Requirements:
Transcribe the whole listing below without changing a word, but leave out every image.

(Items from a dataset)
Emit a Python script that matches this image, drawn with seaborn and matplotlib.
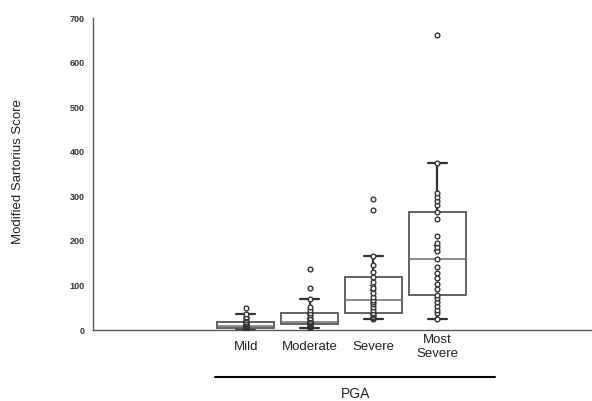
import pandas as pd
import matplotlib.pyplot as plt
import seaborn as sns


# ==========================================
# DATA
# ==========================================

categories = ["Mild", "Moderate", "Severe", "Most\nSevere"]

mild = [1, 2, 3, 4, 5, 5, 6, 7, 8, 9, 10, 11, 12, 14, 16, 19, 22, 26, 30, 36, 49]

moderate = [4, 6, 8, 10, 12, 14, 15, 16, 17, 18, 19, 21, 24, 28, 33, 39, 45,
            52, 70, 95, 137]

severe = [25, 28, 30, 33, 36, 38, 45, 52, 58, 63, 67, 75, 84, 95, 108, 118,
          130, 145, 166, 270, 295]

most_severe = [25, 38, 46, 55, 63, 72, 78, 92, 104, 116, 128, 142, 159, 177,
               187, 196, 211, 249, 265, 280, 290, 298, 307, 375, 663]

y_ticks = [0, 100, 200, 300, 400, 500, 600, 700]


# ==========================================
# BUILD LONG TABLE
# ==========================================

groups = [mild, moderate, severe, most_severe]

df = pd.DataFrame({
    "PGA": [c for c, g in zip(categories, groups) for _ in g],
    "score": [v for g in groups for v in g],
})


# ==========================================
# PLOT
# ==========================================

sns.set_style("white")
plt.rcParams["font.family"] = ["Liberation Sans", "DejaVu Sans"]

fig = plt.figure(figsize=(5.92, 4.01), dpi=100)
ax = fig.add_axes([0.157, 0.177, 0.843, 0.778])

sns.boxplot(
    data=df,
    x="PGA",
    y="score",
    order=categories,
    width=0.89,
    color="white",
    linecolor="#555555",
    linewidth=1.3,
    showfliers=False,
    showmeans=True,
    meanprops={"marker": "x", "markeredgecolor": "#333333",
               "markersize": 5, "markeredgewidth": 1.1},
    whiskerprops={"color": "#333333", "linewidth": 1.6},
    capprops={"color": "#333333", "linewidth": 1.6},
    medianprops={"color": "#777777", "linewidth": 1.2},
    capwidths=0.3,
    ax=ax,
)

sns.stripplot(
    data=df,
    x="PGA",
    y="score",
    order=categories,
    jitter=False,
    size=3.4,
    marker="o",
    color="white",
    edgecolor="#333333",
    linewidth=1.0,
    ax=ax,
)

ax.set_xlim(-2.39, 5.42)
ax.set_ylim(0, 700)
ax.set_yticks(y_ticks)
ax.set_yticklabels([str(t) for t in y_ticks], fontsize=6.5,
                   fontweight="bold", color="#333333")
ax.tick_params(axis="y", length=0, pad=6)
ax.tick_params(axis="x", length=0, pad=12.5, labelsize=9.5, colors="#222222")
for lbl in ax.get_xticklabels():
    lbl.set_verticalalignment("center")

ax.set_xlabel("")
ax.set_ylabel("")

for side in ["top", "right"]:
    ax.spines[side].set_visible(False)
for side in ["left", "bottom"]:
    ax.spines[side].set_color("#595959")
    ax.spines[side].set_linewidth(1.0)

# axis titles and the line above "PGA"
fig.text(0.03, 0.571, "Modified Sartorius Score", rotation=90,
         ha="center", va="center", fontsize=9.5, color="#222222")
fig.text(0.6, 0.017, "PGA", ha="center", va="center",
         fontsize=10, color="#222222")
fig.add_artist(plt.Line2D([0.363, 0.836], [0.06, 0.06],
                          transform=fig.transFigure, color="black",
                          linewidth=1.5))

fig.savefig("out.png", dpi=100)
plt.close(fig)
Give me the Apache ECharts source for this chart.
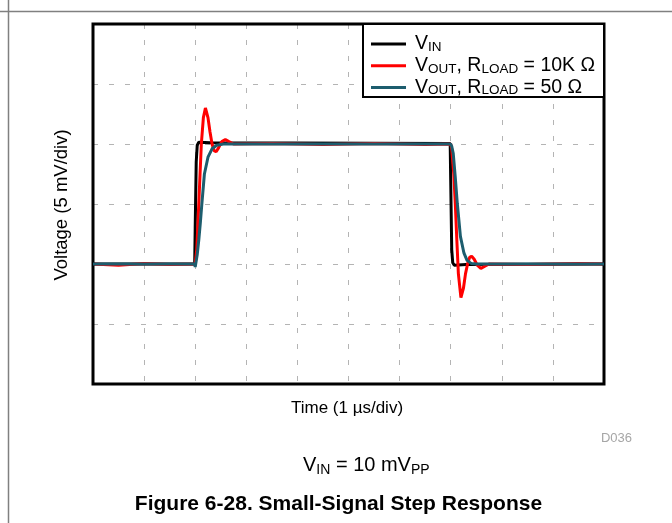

Result:
Emit a Python script that matches this image, drawn with seaborn and matplotlib.
import pandas as pd
import matplotlib.pyplot as plt
import seaborn as sns


# ==========================================
# DATA
# ==========================================

categories = ["Mild", "Moderate", "Severe", "Most\nSevere"]

mild = [1, 2, 3, 4, 5, 5, 6, 7, 8, 9, 10, 11, 12, 14, 16, 19, 22, 26, 30, 36, 49]

moderate = [4, 6, 8, 10, 12, 14, 15, 16, 17, 18, 19, 21, 24, 28, 33, 39, 45,
            52, 70, 95, 137]

severe = [25, 28, 30, 33, 36, 38, 45, 52, 58, 63, 67, 75, 84, 95, 108, 118,
          130, 145, 166, 270, 295]

most_severe = [25, 38, 46, 55, 63, 72, 78, 92, 104, 116, 128, 142, 159, 177,
               187, 196, 211, 249, 265, 280, 290, 298, 307, 375, 663]

y_ticks = [0, 100, 200, 300, 400, 500, 600, 700]


# ==========================================
# BUILD LONG TABLE
# ==========================================

groups = [mild, moderate, severe, most_severe]

df = pd.DataFrame({
    "PGA": [c for c, g in zip(categories, groups) for _ in g],
    "score": [v for g in groups for v in g],
})


# ==========================================
# PLOT
# ==========================================

sns.set_style("white")
plt.rcParams["font.family"] = ["Liberation Sans", "DejaVu Sans"]

fig = plt.figure(figsize=(5.92, 4.01), dpi=100)
ax = fig.add_axes([0.157, 0.177, 0.843, 0.778])

sns.boxplot(
    data=df,
    x="PGA",
    y="score",
    order=categories,
    width=0.89,
    color="white",
    linecolor="#555555",
    linewidth=1.3,
    showfliers=False,
    showmeans=True,
    meanprops={"marker": "x", "markeredgecolor": "#333333",
               "markersize": 5, "markeredgewidth": 1.1},
    whiskerprops={"color": "#333333", "linewidth": 1.6},
    capprops={"color": "#333333", "linewidth": 1.6},
    medianprops={"color": "#777777", "linewidth": 1.2},
    capwidths=0.3,
    ax=ax,
)

sns.stripplot(
    data=df,
    x="PGA",
    y="score",
    order=categories,
    jitter=False,
    size=3.4,
    marker="o",
    color="white",
    edgecolor="#333333",
    linewidth=1.0,
    ax=ax,
)

ax.set_xlim(-2.39, 5.42)
ax.set_ylim(0, 700)
ax.set_yticks(y_ticks)
ax.set_yticklabels([str(t) for t in y_ticks], fontsize=6.5,
                   fontweight="bold", color="#333333")
ax.tick_params(axis="y", length=0, pad=6)
ax.tick_params(axis="x", length=0, pad=12.5, labelsize=9.5, colors="#222222")
for lbl in ax.get_xticklabels():
    lbl.set_verticalalignment("center")

ax.set_xlabel("")
ax.set_ylabel("")

for side in ["top", "right"]:
    ax.spines[side].set_visible(False)
for side in ["left", "bottom"]:
    ax.spines[side].set_color("#595959")
    ax.spines[side].set_linewidth(1.0)

# axis titles and the line above "PGA"
fig.text(0.03, 0.571, "Modified Sartorius Score", rotation=90,
         ha="center", va="center", fontsize=9.5, color="#222222")
fig.text(0.6, 0.017, "PGA", ha="center", va="center",
         fontsize=10, color="#222222")
fig.add_artist(plt.Line2D([0.363, 0.836], [0.06, 0.06],
                          transform=fig.transFigure, color="black",
                          linewidth=1.5))

fig.savefig("out.png", dpi=100)
plt.close(fig)
Give me the Apache ECharts source for this chart.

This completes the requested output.